Bret, to your great credit, you are a lonely voice of strong support for Israel at your newspaper. (Your readers should see the videos on the Middle East you made for Prager University; they have 8 million views for good reason.) Doesn’t the almost uniform hostility to Israel in the media and in academia trouble you? Does it trouble you that most Democrats in America hold a negative view of Israel? That Jewish students at many American, not to mention European, universities, fear expressing support for Israel or even wearing a yarmulke on campus? That so many young American Jews, influenced by the media and their professors, loathe Israel? I am certain all of that greatly troubles you. Is any of that Putin’s doing? Or is it all the result of the media and academia? (Your colleagues at the Times and elsewhere would almost certainly answer that Israel has brought all of the hostility on itself.)

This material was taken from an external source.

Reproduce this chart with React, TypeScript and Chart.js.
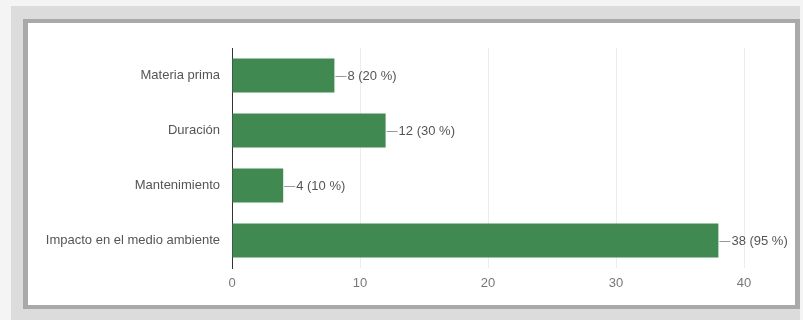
import React, { useEffect, useRef } from "react";
import { Chart, registerables } from "chart.js";

Chart.register(...registerables);

const categories = ["Materia prima", "Duración", "Mantenimiento", "Impacto en el medio ambiente"];
const values = [8, 12, 4, 38];
const percents = ["20 %", "30 %", "10 %", "95 %"];
const xTicks = [0, 10, 20, 30, 40];

const FONT = "'Liberation Sans', Arial, sans-serif";

const valueLabels = {
  id: "valueLabels",
  afterDatasetsDraw(chart: any) {
    const ctx = chart.ctx;
    const meta = chart.getDatasetMeta(0);
    ctx.save();
    meta.data.forEach((bar: any, i: number) => {
      const x = bar.x;
      const y = Math.round(bar.y) + 0.5;
      ctx.strokeStyle = "#999999";
      ctx.lineWidth = 1;
      ctx.beginPath();
      ctx.moveTo(x + 1, y);
      ctx.lineTo(x + 12, y);
      ctx.stroke();
      ctx.fillStyle = "#555555";
      ctx.font = `13px ${FONT}`;
      ctx.textAlign = "left";
      ctx.textBaseline = "middle";
      ctx.fillText(`${values[i]} (${percents[i]})`, x + 13, y);
    });
    ctx.restore();
  },
};

export default function App() {
  const ref = useRef<HTMLCanvasElement>(null);
  useEffect(() => {
    if (!ref.current) return;
    const chart = new Chart(ref.current, {
      type: "bar",
      data: {
        labels: categories,
        datasets: [
          {
            data: values,
            backgroundColor: "#408a52",
            borderWidth: 0,
            barPercentage: 0.62,
            categoryPercentage: 1,
          },
        ],
      },
      options: {
        indexAxis: "y",
        animation: false,
        responsive: false,
        maintainAspectRatio: false,
        layout: { padding: { top: 48, right: 59, bottom: 20, left: 0 } },
        plugins: { legend: { display: false }, tooltip: { enabled: false } },
        scales: {
          x: {
            min: 0,
            max: 40,
            afterBuildTicks: (scale: any) => {
              scale.ticks = xTicks.map((v) => ({ value: v }));
            },
            afterFit: (scale: any) => {
              scale.height = 32;
            },
            ticks: { font: { size: 13, family: FONT }, color: "#777777", padding: 8 },
            grid: { color: "#ececec", drawTicks: false },
            border: { display: false },
          },
          y: {
            afterFit: (scale: any) => {
              scale.width = 232;
            },
            ticks: { font: { size: 13, family: FONT }, color: "#555555", padding: 12 },
            grid: { display: false, drawTicks: false },
            border: { display: true, color: "#333333", width: 1 },
          },
        },
      },
      plugins: [valueLabels],
    });
    return () => chart.destroy();
  }, []);

  return (
    <div style={{ position: "fixed", left: 0, top: 0, width: 803, height: 320, background: "#f4f4f4", overflow: "hidden" }}>
      <div style={{ position: "absolute", left: 11, top: 6, width: 789, height: 314, background: "#dcdcdc" }} />
      <div style={{ position: "absolute", left: 23, top: 19, width: 777, height: 290, background: "#a9a9a9" }} />
      <div style={{ position: "absolute", left: 28, top: 23, width: 767, height: 282, background: "#ffffff" }} />
      <canvas ref={ref} width={803} height={320} style={{ position: "absolute", left: 0, top: 0, width: 803, height: 320 }} />
    </div>
  );
}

You mentioned that you will be sending me a birthday gift, a book about Putin’s Russia: Nothing Is True and Everything Is Possible, by Peter Pomerantsev. I promise to read it. And I request a promise in return: Read the book I am sending you, The Strange Death of Europe, by the eminent British thinker, Douglas Murray. The book describes Europe’s suicide at the hands of its progressive elites — in particular, its multiculturalism-affirming political leaders and mendacious news media. (Regarding the mendacious media, read the report published this week in Germany about the dishonesty in the German media, which routinely substitutes left-wing opinion for facts in reporting the immigrant crisis in Germany.)

To the best of my recollection, in describing the death of European civilization, Murray doesn’t mention Putin once.

But perhaps the most troubling part of your response was your penultimate line: “Don’t be a hater, Dennis.”

Where did that come from? You cite not a single hateful word in my column — because there is none to cite. And “hater” has become the all-purpose left-wing epithet to dismiss conservatives. Why would my friend Bret Stephens use it?